Je pense qu’on a fait le tour, mention spéciale à Hamdibeats qui a produit « Homicide » et « Supernova » qui sont également de très bons morceaux. Tous les fans de rap qui ont appris l’annonce du projet et de l’album ont du atteindre le 7ème ciel en moins de temps qu’il ne faut pour le dire. L’annonce de la formation du collectif et la sortie du projet fut tellement rapprochée, qu’on aurait pu croire mauvaise blague. Et pourtant, il est bien là, en ces temps obscurs où personne ne peut prédire quoi que ce soit, les artistes émergent. Le tour de force est réussi, chacun des membres garde son style et ses attributs tout en laissant le partenaire s’exprimer. On ne ressent aucune compétition entre eux, juste l’envie de briller.
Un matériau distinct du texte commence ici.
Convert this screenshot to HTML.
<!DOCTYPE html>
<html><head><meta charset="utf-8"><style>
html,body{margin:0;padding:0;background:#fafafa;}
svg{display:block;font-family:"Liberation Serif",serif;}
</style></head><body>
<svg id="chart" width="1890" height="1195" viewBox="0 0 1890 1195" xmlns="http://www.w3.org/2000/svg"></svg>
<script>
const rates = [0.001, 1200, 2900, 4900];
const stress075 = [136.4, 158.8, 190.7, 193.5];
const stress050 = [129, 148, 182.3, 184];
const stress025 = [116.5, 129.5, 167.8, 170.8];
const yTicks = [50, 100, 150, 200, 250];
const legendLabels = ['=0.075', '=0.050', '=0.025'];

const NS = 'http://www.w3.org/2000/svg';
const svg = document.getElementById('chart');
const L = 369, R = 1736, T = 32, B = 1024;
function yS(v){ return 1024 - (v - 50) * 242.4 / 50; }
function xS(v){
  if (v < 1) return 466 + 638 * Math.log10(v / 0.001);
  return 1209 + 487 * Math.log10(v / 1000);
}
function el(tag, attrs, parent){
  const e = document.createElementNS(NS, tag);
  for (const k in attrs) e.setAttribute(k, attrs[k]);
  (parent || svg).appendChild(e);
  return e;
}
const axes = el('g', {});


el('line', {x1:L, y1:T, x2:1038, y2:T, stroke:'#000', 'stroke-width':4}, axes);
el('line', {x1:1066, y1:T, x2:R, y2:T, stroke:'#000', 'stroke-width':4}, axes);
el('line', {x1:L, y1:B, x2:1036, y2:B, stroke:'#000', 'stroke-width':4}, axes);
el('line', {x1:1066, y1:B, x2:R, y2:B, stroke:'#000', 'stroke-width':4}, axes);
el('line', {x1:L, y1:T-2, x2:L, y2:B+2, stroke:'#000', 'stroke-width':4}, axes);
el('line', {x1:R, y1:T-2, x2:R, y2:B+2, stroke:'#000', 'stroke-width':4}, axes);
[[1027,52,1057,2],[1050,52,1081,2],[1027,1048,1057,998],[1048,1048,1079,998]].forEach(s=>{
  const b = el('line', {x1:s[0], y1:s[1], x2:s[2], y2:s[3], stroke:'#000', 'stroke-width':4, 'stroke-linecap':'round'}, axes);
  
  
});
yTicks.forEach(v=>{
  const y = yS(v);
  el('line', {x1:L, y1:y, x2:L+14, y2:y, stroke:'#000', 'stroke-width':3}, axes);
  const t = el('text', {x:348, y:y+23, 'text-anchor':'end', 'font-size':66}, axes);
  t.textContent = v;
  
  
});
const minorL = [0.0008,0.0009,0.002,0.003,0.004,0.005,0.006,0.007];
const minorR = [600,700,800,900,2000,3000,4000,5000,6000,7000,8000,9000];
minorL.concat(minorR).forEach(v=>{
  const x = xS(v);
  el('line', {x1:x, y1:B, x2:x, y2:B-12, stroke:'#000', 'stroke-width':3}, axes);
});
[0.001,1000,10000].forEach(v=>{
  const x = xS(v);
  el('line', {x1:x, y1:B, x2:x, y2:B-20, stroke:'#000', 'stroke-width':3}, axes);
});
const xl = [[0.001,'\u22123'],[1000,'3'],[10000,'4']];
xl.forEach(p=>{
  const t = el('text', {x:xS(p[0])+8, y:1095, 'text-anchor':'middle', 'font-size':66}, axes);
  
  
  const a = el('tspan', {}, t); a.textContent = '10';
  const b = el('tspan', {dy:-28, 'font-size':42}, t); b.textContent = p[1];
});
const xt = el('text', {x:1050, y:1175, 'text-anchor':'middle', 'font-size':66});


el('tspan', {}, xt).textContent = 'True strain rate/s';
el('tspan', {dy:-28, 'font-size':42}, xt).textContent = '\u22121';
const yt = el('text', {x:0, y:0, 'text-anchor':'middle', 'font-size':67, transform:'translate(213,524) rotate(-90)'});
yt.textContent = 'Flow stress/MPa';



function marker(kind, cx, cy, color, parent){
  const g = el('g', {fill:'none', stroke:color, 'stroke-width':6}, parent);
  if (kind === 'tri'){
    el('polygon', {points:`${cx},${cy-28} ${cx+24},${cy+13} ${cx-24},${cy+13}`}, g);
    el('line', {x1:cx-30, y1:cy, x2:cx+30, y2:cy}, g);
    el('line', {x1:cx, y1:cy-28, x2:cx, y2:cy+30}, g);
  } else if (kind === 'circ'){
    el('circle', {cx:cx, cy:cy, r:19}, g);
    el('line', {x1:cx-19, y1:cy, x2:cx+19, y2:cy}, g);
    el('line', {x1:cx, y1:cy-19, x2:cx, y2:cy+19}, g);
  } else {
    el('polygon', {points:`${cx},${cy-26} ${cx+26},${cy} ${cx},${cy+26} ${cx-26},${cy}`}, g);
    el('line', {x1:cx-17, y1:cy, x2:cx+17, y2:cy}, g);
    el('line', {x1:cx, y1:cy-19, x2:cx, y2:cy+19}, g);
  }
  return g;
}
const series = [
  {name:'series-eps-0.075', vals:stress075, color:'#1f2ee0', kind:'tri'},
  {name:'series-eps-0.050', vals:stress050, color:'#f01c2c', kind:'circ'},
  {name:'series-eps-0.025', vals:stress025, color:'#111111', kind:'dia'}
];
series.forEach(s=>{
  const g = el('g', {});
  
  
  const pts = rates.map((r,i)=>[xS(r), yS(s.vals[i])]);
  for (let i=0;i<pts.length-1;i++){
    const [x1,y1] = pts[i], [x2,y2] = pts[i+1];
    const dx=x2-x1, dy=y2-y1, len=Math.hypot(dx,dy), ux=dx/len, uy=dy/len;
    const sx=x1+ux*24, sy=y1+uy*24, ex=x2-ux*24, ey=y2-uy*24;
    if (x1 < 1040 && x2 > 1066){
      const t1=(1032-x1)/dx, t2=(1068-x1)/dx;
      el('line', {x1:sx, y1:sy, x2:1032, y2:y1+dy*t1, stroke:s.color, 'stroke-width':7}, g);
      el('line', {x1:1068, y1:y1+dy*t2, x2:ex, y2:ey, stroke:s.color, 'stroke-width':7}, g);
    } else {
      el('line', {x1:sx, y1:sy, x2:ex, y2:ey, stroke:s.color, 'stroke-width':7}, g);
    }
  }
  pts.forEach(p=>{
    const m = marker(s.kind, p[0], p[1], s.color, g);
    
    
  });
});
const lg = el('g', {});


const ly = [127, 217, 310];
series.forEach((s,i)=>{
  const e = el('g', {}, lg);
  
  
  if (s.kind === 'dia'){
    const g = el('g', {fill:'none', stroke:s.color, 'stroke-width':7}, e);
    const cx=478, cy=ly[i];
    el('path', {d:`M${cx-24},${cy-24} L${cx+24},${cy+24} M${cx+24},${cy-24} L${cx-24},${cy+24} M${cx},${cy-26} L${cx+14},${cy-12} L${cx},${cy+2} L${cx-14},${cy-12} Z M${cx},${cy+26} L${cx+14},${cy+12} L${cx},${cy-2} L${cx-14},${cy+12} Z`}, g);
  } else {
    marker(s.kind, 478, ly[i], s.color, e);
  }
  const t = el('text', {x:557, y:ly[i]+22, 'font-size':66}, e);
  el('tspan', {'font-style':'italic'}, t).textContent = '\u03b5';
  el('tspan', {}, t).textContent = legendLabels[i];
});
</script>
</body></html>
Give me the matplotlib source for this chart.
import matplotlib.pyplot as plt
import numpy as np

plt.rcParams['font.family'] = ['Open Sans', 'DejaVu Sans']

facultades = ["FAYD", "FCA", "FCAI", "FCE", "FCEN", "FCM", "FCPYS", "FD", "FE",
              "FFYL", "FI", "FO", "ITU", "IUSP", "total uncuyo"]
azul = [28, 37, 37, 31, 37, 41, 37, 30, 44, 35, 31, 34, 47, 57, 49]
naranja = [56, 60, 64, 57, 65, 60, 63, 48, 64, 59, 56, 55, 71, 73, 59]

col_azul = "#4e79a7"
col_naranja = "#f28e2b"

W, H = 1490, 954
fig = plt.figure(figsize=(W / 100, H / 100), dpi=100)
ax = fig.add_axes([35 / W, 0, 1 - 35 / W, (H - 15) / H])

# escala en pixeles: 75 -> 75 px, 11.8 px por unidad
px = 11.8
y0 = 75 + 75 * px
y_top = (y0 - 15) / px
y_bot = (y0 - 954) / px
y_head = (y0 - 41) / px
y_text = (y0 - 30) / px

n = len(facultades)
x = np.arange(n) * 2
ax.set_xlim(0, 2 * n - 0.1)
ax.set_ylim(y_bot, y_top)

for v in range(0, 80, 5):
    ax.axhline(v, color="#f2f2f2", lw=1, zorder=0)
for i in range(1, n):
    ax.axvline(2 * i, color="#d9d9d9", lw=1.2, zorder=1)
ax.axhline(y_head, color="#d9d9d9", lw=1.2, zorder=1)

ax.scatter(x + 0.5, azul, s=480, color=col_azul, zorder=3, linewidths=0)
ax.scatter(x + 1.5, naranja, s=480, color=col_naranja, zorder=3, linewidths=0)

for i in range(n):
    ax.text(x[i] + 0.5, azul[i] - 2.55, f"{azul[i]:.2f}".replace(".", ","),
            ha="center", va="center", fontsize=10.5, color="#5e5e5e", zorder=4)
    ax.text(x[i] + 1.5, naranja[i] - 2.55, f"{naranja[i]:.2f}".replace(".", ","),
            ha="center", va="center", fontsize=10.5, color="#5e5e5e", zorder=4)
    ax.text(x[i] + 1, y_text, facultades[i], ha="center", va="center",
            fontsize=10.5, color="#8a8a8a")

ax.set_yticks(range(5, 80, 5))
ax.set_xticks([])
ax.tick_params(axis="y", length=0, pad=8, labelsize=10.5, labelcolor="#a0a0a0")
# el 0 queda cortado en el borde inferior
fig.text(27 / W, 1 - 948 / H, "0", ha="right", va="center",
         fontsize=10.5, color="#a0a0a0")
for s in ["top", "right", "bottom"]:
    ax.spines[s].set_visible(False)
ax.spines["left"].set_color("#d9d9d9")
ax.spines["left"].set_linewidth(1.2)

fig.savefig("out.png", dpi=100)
Il manque peut-être un peu de cohésion et d’échange entre eux. À l’image d’Army Of The Pharaohs, où les membres étaient tellement nombreux qu’ils faisaient tout à distance.

Tous les auditeurs pourront s’y retrouver tant le tout est varié. Il n’y aucun raccourci facile à faire, et parfois, c’est la meilleure occasion pour découvrir un artiste et son univers. C’est tout l’intérêt de ce genre de projet, nul doute que si je ne les connaissais pas, j’aurais exploré les discographies distinctes des membres. On ne s’ennuie pas, il n’y a pas de côté récréation ou compilation, tout est traité avec sérieux. Des artistes qui subliment le rap, pour les fans et pour eux-mêmes, tout le monde est gagnant. Ils sont actuellement en tournée, il serait dommage de passer à côté. C’est le genre de projet qui manque au rap français actuel. En quatre mots : technique, sens, production, écriture.